§ **PROBLEM TO SOLVE**: Copy the listing below line for line, starting at its first line and ending with the line that has "import plotly.graph_objects as go" in it. Add nothing.

╭─ GIVEN DATA

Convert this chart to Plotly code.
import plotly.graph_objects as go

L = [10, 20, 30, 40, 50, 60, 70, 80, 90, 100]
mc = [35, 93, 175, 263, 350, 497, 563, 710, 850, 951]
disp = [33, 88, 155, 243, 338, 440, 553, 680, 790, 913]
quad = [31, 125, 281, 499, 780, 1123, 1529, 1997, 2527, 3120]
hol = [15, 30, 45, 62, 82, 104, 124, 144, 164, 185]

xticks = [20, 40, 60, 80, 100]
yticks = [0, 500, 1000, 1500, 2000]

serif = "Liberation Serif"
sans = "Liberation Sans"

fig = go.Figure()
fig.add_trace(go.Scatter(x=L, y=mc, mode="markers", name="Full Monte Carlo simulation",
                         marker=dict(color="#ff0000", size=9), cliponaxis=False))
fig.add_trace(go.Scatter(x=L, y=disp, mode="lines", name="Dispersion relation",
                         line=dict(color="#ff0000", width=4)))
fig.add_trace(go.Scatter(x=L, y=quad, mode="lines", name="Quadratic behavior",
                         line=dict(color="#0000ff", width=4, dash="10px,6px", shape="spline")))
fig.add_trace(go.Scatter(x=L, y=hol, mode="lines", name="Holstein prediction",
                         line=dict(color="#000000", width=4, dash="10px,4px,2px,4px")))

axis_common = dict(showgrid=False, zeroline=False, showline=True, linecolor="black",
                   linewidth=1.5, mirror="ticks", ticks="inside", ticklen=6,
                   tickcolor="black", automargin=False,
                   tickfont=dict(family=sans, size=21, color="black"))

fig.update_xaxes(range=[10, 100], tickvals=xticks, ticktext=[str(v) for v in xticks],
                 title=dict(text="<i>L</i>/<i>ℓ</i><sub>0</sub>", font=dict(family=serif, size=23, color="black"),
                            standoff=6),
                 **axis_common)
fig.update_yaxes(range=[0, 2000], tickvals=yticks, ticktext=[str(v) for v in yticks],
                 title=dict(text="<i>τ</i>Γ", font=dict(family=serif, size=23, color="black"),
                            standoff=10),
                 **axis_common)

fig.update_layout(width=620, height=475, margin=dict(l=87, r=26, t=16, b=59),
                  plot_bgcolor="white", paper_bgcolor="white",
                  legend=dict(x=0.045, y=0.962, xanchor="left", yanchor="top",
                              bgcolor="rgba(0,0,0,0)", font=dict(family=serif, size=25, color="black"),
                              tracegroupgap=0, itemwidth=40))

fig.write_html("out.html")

╰─

§ **RESULT OF THIS EXERCISE**:
Convert this chart to Plotly code.
import plotly.graph_objects as go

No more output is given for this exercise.